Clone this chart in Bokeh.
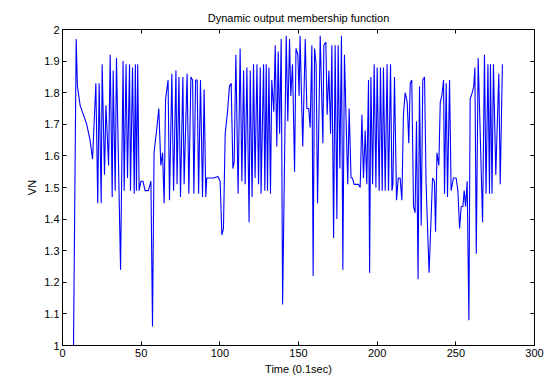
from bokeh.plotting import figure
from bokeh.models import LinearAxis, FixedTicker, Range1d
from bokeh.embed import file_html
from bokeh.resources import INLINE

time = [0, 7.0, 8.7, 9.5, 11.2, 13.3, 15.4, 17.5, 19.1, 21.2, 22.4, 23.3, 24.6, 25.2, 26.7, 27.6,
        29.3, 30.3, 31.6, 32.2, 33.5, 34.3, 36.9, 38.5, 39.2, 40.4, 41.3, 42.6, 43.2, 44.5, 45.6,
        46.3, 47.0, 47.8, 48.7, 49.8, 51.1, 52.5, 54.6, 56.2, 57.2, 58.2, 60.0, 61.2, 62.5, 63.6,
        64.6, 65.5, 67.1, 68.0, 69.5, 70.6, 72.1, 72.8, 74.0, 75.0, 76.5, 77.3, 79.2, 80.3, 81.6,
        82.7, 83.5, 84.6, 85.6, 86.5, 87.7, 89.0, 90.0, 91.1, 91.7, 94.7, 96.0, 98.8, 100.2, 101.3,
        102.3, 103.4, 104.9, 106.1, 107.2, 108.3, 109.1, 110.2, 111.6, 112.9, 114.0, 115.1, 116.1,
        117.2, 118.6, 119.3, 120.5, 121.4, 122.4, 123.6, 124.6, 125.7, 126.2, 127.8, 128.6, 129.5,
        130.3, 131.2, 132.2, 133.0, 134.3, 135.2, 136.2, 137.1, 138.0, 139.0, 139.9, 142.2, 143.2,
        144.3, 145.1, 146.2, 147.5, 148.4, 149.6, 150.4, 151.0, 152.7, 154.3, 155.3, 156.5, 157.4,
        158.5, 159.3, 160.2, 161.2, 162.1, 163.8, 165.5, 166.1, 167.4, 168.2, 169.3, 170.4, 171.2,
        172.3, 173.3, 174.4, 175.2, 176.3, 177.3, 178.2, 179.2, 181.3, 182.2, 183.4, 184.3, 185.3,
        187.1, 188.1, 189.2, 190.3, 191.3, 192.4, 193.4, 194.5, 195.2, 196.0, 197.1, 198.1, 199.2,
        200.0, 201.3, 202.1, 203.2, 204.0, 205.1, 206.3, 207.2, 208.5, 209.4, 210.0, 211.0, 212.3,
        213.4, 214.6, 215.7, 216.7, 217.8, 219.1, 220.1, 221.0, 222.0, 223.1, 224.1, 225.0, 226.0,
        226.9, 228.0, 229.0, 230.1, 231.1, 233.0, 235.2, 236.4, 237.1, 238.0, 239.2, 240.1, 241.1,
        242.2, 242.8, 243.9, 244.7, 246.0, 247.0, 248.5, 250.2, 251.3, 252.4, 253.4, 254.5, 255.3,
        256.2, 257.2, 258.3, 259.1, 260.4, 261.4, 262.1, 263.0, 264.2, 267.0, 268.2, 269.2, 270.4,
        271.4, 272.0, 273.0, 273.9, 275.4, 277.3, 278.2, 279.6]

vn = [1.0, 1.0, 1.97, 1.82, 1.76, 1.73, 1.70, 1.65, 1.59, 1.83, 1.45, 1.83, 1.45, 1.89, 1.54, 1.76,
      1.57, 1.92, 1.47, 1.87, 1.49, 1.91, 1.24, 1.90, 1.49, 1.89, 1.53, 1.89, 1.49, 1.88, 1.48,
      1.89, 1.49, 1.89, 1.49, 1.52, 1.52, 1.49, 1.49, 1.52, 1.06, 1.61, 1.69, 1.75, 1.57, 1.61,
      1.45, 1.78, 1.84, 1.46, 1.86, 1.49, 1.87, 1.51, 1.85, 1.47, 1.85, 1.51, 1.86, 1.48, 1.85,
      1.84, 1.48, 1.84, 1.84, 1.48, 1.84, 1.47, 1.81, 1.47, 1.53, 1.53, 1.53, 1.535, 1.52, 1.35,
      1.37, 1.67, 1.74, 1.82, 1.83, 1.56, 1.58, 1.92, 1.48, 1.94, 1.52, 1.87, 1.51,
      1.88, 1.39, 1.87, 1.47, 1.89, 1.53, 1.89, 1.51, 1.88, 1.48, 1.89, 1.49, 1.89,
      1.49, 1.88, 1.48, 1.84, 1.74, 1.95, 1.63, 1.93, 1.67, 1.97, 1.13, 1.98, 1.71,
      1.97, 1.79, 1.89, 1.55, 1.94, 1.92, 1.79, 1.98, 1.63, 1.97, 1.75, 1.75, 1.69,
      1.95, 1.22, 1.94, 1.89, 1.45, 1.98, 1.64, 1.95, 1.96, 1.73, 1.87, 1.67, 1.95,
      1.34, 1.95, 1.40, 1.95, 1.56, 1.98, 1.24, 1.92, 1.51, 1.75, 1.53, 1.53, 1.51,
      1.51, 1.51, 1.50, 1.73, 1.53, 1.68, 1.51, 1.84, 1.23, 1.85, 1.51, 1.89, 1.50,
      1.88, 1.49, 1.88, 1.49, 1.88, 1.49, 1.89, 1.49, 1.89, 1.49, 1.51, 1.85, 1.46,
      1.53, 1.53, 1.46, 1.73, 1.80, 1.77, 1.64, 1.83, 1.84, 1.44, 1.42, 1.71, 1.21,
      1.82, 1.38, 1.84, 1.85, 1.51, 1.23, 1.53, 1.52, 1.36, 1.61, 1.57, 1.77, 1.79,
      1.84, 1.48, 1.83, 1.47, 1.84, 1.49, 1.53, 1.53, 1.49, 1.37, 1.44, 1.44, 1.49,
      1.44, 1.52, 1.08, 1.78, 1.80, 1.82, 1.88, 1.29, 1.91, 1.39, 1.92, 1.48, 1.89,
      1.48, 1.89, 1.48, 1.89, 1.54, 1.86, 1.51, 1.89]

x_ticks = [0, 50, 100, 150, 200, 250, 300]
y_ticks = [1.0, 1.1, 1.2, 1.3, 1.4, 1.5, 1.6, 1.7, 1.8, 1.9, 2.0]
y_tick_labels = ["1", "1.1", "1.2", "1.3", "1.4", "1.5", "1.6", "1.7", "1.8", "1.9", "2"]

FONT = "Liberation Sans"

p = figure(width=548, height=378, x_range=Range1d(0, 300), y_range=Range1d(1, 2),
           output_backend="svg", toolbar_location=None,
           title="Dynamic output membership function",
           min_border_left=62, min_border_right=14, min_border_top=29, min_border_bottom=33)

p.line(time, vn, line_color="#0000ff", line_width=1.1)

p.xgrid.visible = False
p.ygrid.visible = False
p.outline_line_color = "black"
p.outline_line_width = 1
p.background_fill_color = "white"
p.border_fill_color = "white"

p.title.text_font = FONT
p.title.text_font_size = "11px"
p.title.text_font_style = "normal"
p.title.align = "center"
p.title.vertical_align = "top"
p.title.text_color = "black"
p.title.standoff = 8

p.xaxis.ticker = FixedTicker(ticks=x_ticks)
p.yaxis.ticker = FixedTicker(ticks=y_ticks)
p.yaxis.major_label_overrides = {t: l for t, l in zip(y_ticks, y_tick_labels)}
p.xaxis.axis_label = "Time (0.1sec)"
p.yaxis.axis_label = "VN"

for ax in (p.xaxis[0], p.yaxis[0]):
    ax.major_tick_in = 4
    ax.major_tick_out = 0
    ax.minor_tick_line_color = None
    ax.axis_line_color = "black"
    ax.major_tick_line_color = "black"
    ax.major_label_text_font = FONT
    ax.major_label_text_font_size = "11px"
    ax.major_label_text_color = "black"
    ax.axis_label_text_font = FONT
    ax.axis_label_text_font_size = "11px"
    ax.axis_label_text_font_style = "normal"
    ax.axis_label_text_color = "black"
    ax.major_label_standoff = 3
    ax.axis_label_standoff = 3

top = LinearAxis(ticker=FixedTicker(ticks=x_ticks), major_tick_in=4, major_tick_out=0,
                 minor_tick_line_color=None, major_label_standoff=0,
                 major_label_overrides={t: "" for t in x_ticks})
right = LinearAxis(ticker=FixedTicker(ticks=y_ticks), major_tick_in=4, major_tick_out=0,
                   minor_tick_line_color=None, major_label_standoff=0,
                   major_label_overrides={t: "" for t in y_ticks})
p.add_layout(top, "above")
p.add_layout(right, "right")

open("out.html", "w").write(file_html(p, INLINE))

● **WORK INSTRUCTIONS**
Set the lines above down again, word for word, from the first through the one containing "from bokeh.resources import INLINE"; pictures excluded.

● **RESULT OF THE TASK**
Clone this chart in Bokeh.
from bokeh.plotting import figure
from bokeh.models import LinearAxis, FixedTicker, Range1d
from bokeh.embed import file_html
from bokeh.resources import INLINE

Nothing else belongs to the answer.